-- Start --
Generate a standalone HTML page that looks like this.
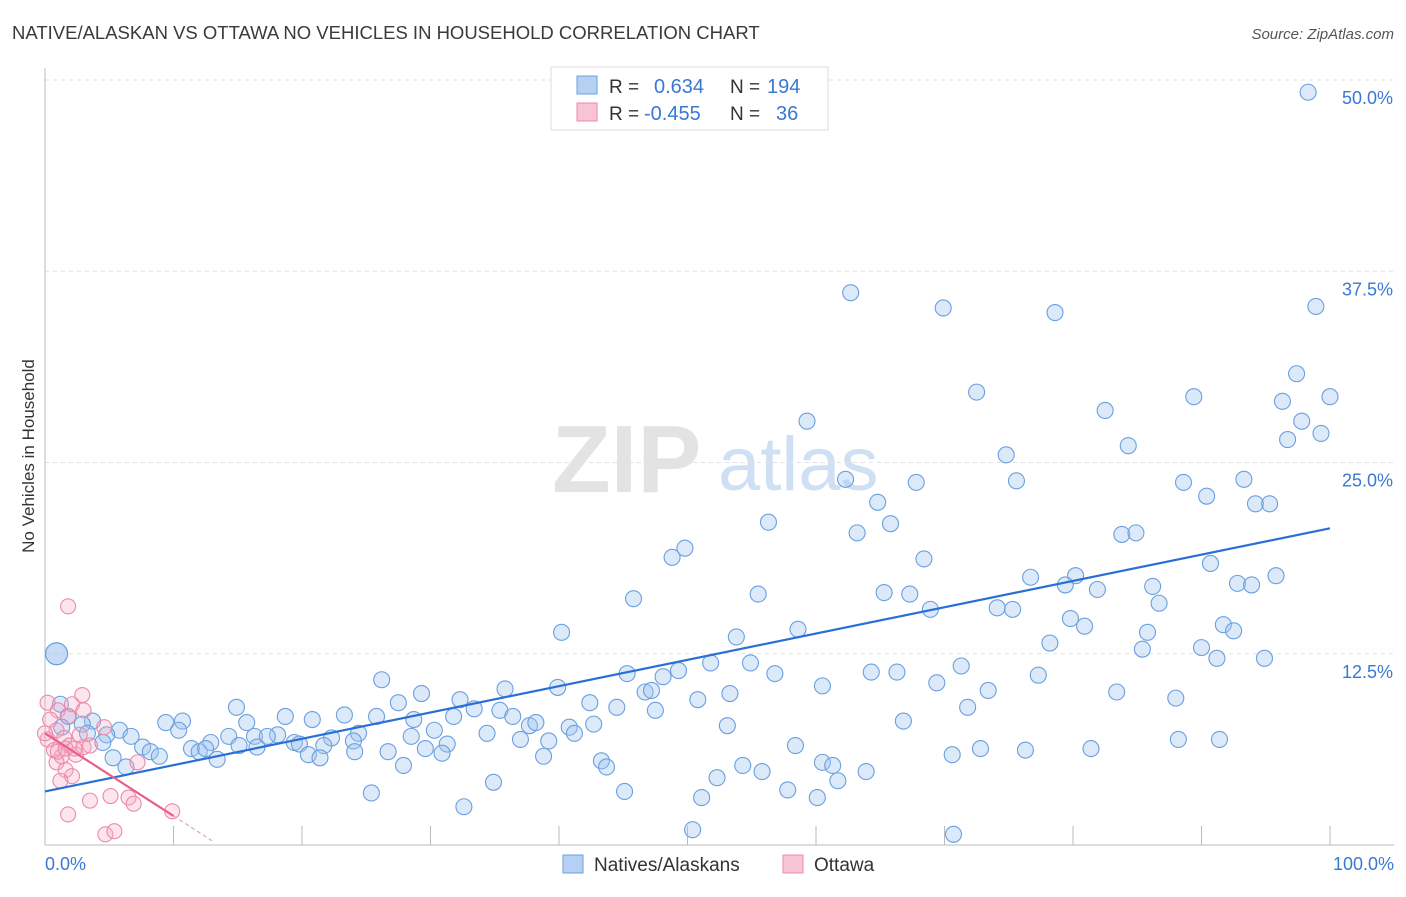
-- End --
-- Start --
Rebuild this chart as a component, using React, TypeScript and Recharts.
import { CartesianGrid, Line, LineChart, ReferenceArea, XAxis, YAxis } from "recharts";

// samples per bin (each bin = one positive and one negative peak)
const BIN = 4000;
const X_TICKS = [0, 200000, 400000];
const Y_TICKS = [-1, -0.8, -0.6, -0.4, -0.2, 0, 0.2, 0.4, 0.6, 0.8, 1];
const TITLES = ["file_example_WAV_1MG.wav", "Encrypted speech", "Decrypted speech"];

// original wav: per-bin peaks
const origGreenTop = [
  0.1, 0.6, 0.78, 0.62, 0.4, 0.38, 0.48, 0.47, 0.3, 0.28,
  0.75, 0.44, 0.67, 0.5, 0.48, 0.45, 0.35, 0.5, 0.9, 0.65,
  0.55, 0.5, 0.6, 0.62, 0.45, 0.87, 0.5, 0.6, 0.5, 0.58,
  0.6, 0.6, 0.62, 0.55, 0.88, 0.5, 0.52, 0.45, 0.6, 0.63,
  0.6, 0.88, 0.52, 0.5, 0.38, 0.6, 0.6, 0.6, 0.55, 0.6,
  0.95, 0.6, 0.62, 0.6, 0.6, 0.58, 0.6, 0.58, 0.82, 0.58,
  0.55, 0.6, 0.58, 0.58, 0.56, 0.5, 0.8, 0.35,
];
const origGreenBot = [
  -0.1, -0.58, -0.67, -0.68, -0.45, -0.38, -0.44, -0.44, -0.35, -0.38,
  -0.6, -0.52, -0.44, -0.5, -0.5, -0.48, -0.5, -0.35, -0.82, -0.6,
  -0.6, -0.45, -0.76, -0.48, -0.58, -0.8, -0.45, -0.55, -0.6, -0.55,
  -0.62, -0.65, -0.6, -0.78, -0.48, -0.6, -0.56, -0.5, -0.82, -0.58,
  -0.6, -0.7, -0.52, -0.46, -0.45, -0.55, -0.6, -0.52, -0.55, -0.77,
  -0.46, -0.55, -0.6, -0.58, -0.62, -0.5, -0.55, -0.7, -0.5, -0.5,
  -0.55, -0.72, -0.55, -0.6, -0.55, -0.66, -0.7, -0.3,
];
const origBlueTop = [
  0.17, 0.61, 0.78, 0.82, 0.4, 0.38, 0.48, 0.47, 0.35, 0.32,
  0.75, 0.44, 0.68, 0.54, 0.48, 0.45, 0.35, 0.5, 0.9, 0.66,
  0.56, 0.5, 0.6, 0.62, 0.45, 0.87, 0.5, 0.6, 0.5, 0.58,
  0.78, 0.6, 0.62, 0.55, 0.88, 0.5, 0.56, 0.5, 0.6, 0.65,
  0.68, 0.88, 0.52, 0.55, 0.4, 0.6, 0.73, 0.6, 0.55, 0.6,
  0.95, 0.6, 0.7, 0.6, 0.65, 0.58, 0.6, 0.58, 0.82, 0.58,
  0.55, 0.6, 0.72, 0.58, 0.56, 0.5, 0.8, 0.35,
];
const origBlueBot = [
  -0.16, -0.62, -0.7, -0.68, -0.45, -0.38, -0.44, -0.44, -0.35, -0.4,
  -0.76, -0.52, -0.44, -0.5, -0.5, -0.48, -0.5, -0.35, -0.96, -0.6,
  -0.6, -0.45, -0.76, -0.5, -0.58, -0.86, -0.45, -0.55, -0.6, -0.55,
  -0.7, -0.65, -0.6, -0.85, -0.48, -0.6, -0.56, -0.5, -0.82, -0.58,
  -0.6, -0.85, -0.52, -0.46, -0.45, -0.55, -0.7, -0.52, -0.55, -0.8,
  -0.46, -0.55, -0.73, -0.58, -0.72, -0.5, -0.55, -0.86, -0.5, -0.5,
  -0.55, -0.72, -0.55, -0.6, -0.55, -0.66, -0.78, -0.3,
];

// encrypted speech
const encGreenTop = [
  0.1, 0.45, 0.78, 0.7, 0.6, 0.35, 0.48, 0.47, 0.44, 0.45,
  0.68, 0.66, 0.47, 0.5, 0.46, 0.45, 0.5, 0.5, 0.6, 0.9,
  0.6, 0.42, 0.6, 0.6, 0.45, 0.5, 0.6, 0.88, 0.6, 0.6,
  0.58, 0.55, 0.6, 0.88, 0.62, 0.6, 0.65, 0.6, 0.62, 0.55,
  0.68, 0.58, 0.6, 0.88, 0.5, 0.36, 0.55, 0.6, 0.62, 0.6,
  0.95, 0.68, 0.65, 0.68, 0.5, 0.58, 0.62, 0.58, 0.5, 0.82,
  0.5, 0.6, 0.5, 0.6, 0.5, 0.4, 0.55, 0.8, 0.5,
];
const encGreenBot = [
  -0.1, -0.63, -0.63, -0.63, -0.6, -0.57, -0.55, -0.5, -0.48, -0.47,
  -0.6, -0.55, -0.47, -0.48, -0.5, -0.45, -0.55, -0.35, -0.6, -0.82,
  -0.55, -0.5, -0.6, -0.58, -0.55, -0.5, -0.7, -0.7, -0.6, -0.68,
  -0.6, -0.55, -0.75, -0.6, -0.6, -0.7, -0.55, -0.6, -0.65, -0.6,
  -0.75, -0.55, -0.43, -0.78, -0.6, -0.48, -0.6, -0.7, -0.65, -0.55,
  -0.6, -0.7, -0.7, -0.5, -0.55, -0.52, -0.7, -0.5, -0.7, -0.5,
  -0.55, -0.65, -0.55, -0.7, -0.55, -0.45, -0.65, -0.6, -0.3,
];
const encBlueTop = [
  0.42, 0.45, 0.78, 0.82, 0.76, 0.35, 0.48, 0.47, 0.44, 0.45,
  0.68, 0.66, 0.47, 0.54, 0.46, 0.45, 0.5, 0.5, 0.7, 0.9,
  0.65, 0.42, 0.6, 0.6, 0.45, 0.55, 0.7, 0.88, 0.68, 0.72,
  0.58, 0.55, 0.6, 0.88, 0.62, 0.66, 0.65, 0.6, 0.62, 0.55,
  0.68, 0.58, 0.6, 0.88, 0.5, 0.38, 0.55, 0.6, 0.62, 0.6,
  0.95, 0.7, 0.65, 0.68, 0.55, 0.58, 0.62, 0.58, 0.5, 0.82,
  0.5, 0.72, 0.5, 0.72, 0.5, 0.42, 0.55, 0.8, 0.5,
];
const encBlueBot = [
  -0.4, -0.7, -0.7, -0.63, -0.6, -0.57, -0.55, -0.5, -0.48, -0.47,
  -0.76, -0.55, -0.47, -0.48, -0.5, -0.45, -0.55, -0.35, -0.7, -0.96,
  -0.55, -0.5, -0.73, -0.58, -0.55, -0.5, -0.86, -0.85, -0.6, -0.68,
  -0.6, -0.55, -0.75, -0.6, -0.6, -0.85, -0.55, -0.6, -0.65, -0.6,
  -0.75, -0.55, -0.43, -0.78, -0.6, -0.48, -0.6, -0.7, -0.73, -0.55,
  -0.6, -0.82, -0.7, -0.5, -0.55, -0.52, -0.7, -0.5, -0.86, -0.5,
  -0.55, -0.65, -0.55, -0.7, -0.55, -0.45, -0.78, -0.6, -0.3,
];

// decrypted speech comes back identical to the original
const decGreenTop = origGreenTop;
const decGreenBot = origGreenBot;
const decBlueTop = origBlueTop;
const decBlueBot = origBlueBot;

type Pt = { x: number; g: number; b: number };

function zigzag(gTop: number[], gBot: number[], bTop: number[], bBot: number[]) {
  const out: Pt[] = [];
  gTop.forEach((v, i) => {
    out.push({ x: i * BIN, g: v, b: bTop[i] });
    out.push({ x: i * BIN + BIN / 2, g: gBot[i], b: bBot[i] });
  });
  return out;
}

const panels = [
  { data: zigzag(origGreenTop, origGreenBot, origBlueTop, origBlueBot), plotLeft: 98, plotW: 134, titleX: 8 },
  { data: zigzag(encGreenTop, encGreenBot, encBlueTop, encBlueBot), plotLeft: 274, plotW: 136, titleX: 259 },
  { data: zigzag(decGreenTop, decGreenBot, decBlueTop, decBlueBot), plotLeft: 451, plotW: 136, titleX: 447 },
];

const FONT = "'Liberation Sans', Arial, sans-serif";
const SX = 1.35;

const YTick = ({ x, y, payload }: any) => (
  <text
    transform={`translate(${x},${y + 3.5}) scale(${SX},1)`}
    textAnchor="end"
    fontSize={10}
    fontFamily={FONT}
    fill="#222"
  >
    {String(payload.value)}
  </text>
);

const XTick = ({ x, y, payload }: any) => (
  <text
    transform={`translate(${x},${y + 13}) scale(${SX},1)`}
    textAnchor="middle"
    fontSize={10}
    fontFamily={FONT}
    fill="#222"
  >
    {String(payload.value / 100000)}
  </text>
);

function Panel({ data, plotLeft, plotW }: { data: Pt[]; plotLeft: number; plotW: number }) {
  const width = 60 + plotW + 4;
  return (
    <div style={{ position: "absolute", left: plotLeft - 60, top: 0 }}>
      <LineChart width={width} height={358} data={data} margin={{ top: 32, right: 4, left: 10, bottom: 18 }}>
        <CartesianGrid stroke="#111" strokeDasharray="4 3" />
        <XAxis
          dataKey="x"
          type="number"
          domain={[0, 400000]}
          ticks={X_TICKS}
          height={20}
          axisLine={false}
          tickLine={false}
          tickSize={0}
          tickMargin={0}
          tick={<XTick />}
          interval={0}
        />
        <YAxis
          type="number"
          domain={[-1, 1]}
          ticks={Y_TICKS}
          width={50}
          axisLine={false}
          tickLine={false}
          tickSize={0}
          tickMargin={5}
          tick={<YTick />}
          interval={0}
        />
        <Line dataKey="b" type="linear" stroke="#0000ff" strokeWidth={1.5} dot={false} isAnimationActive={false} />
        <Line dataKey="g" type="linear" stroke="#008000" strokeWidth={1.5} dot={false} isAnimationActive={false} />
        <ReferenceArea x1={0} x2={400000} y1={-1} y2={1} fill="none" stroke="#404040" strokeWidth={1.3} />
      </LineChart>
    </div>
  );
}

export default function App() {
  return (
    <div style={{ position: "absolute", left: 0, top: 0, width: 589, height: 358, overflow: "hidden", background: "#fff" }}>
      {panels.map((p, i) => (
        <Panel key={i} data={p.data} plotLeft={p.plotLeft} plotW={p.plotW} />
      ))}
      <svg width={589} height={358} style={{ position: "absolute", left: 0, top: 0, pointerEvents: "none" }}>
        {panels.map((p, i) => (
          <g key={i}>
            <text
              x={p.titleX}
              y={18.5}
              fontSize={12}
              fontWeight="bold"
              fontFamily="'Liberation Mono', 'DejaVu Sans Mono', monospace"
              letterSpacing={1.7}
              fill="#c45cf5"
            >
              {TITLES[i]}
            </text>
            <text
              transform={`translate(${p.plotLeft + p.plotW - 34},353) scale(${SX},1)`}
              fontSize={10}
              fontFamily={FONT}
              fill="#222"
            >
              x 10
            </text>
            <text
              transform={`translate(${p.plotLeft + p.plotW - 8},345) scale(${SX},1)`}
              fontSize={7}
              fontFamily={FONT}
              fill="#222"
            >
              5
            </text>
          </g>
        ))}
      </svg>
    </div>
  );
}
-- End --
▶ **Set task**:
Take each line containing the string "this" and copy it out.

▶ **Finished answer**:
Generate a standalone HTML page that looks like this.
Rebuild this chart as a component, using React, TypeScript and Recharts.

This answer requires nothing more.